WHAT THIS TASK INVOLVES:
For the copy, please give all of the data again exactly and leave the pictures out.

========================================

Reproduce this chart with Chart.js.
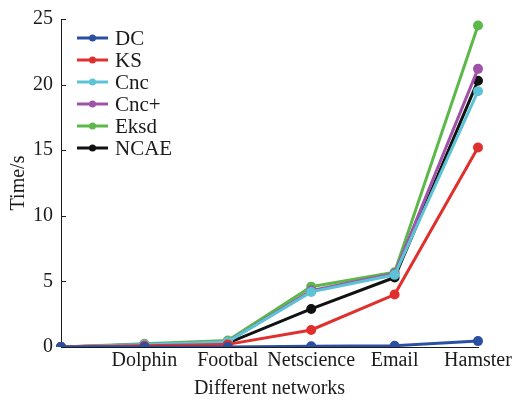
<!DOCTYPE html>
<html>
<head>
<meta charset="utf-8">
<script src="https://cdn.jsdelivr.net/npm/chart.js@4"></script>
<style>
  html, body { margin: 0; padding: 0; background: #fff; }
  #wrap { width: 512px; height: 401px; }
</style>
</head>
<body>
<div id="wrap"><canvas id="timeChart"></canvas></div>
<script>
const networks = ["", "Dolphin", "Footbal", "Netscience", "Email", "Hamster"];
const yTicks = [0, 5, 10, 15, 20, 25];

const dcTime = [0, 0, 0, 0.05, 0.1, 0.45];
const ksTime = [0, 0.1, 0.2, 1.3, 4.0, 15.2];
const cncTime = [0, 0.2, 0.4, 4.2, 5.5, 19.5];
const cncPlusTime = [0, 0.2, 0.4, 4.3, 5.6, 21.2];
const eksdTime = [0, 0.25, 0.5, 4.6, 5.7, 24.5];
const ncaeTime = [0, 0.15, 0.3, 2.9, 5.3, 20.3];

const font = "'Liberation Serif', 'DejaVu Serif', serif";
const textColor = "#1a1a1a";

function series(label, data, color) {
  return {
    label: label,
    data: data,
    borderColor: color,
    backgroundColor: color,
    borderWidth: 3,
    pointRadius: 3.5,
    pointHoverRadius: 3.5,
    tension: 0,
  };
}

// legend drawn inside the plot, top-left
const insideLegend = {
  id: "insideLegend",
  afterDatasetsDraw(chart) {
    const ctx = chart.ctx;
    const x0 = 77;
    let y = 38;
    ctx.save();
    ctx.font = "21px " + font;
    ctx.textBaseline = "middle";
    chart.data.datasets.forEach((ds) => {
      ctx.strokeStyle = ds.borderColor;
      ctx.fillStyle = ds.borderColor;
      ctx.lineWidth = 3;
      ctx.beginPath();
      ctx.moveTo(x0, y);
      ctx.lineTo(x0 + 31, y);
      ctx.stroke();
      ctx.beginPath();
      ctx.arc(x0 + 15.5, y, 3.5, 0, Math.PI * 2);
      ctx.fill();
      ctx.fillStyle = textColor;
      ctx.fillText(ds.label, x0 + 38, y + 1);
      y += 22;
    });
    ctx.restore();
  },
};

// short inward tick marks on the y axis
const innerTicks = {
  id: "innerTicks",
  afterDraw(chart) {
    const ctx = chart.ctx;
    const yScale = chart.scales.y;
    const left = chart.chartArea.left;
    ctx.save();
    ctx.strokeStyle = textColor;
    ctx.lineWidth = 1;
    yTicks.forEach((v) => {
      const py = Math.round(yScale.getPixelForValue(v)) + 0.5;
      ctx.beginPath();
      ctx.moveTo(left, py);
      ctx.lineTo(left + 5, py);
      ctx.stroke();
    });
    ctx.restore();
  },
};

new Chart(document.getElementById("timeChart"), {
  type: "line",
  data: {
    labels: networks,
    datasets: [
      series("DC", dcTime, "#2a4fa3"),
      series("KS", ksTime, "#e0302e"),
      series("Cnc", cncTime, "#5cc3d6"),
      series("Cnc+", cncPlusTime, "#a052a8"),
      series("Eksd", eksdTime, "#5cb848"),
      series("NCAE", ncaeTime, "#111111"),
    ],
  },
  options: {
    responsive: true,
    maintainAspectRatio: false,
    animation: false,
    layout: { padding: { top: 0, left: 4, right: 0, bottom: 0 } },
    plugins: {
      legend: { display: false },
      tooltip: { enabled: false },
    },
    scales: {
      x: {
        offset: false,
        grid: { display: false, drawTicks: false },
        border: { display: true, color: textColor, width: 1 },
        afterFit: (axis) => {
          axis.height = 54;
          axis.paddingRight = 34;
        },
        ticks: {
          color: textColor,
          font: { family: font, size: 20 },
          maxRotation: 0,
          autoSkip: false,
          padding: 2,
        },
        title: {
          display: true,
          text: "Different networks",
          color: textColor,
          font: { family: font, size: 20 },
          padding: { top: 0, bottom: 0 },
        },
      },
      y: {
        min: 0,
        max: 25,
        afterBuildTicks: (axis) => {
          axis.ticks = yTicks.map((v) => ({ value: v }));
        },
        afterFit: (axis) => {
          axis.width = 57;
          axis.paddingTop = 19;
        },
        grid: { display: false, drawTicks: false },
        border: { display: true, color: textColor, width: 1 },
        ticks: {
          color: textColor,
          font: { family: font, size: 20 },
          padding: 8,
        },
        title: {
          display: true,
          text: "Time/s",
          color: textColor,
          font: { family: font, size: 20 },
          padding: { top: 3, bottom: 0 },
        },
      },
    },
  },
  plugins: [insideLegend, innerTicks],
});
</script>
</body>
</html>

========================================

RESULT FOR THIS TASK:
Reproduce this chart with Chart.js.
<!DOCTYPE html>
<html>
<head>
<meta charset="utf-8">
<script src="https://cdn.jsdelivr.net/npm/chart.js@4"></script>
<style>
  html, body { margin: 0; padding: 0; background: #fff; }
  #wrap { width: 512px; height: 401px; }
</style>
</head>
<body>
<div id="wrap"><canvas id="timeChart"></canvas></div>
<script>
const networks = ["", "Dolphin", "Footbal", "Netscience", "Email", "Hamster"];
const yTicks = [0, 5, 10, 15, 20, 25];

const dcTime = [0, 0, 0, 0.05, 0.1, 0.45];
const ksTime = [0, 0.1, 0.2, 1.3, 4.0, 15.2];
const cncTime = [0, 0.2, 0.4, 4.2, 5.5, 19.5];
const cncPlusTime = [0, 0.2, 0.4, 4.3, 5.6, 21.2];
const eksdTime = [0, 0.25, 0.5, 4.6, 5.7, 24.5];
const ncaeTime = [0, 0.15, 0.3, 2.9, 5.3, 20.3];

const font = "'Liberation Serif', 'DejaVu Serif', serif";
const textColor = "#1a1a1a";

function series(label, data, color) {
  return {
    label: label,
    data: data,
    borderColor: color,
    backgroundColor: color,
    borderWidth: 3,
    pointRadius: 3.5,
    pointHoverRadius: 3.5,
    tension: 0,
  };
}

// legend drawn inside the plot, top-left
const insideLegend = {
  id: "insideLegend",
  afterDatasetsDraw(chart) {
    const ctx = chart.ctx;
    const x0 = 77;
    let y = 38;
    ctx.save();
    ctx.font = "21px " + font;
    ctx.textBaseline = "middle";
    chart.data.datasets.forEach((ds) => {
      ctx.strokeStyle = ds.borderColor;
      ctx.fillStyle = ds.borderColor;
      ctx.lineWidth = 3;
      ctx.beginPath();
      ctx.moveTo(x0, y);
      ctx.lineTo(x0 + 31, y);
      ctx.stroke();
      ctx.beginPath();
      ctx.arc(x0 + 15.5, y, 3.5, 0, Math.PI * 2);
      ctx.fill();
      ctx.fillStyle = textColor;
      ctx.fillText(ds.label, x0 + 38, y + 1);
      y += 22;
    });
    ctx.restore();
  },
};

// short inward tick marks on the y axis
const innerTicks = {
  id: "innerTicks",
  afterDraw(chart) {
    const ctx = chart.ctx;
    const yScale = chart.scales.y;
    const left = chart.chartArea.left;
    ctx.save();
    ctx.strokeStyle = textColor;
    ctx.lineWidth = 1;
    yTicks.forEach((v) => {
      const py = Math.round(yScale.getPixelForValue(v)) + 0.5;
      ctx.beginPath();
      ctx.moveTo(left, py);
      ctx.lineTo(left + 5, py);
      ctx.stroke();
    });
    ctx.restore();
  },
};

new Chart(document.getElementById("timeChart"), {
  type: "line",
  data: {
    labels: networks,
    datasets: [
      series("DC", dcTime, "#2a4fa3"),
      series("KS", ksTime, "#e0302e"),
      series("Cnc", cncTime, "#5cc3d6"),
      series("Cnc+", cncPlusTime, "#a052a8"),
      series("Eksd", eksdTime, "#5cb848"),
      series("NCAE", ncaeTime, "#111111"),
    ],
  },
  options: {
    responsive: true,
    maintainAspectRatio: false,
    animation: false,
    layout: { padding: { top: 0, left: 4, right: 0, bottom: 0 } },
    plugins: {
      legend: { display: false },
      tooltip: { enabled: false },
    },
    scales: {
      x: {
        offset: false,
        grid: { display: false, drawTicks: false },
        border: { display: true, color: textColor, width: 1 },
        afterFit: (axis) => {
          axis.height = 54;
          axis.paddingRight = 34;
        },
        ticks: {
          color: textColor,
          font: { family: font, size: 20 },
          maxRotation: 0,
          autoSkip: false,
          padding: 2,
        },
        title: {
          display: true,
          text: "Different networks",
          color: textColor,
          font: { family: font, size: 20 },
          padding: { top: 0, bottom: 0 },
        },
      },
      y: {
        min: 0,
        max: 25,
        afterBuildTicks: (axis) => {
          axis.ticks = yTicks.map((v) => ({ value: v }));
        },
        afterFit: (axis) => {
          axis.width = 57;
          axis.paddingTop = 19;
        },
        grid: { display: false, drawTicks: false },
        border: { display: true, color: textColor, width: 1 },
        ticks: {
          color: textColor,
          font: { family: font, size: 20 },
          padding: 8,
        },
        title: {
          display: true,
          text: "Time/s",
          color: textColor,
          font: { family: font, size: 20 },
          padding: { top: 3, bottom: 0 },
        },
      },
    },
  },
  plugins: [insideLegend, innerTicks],
});
</script>
</body>
</html>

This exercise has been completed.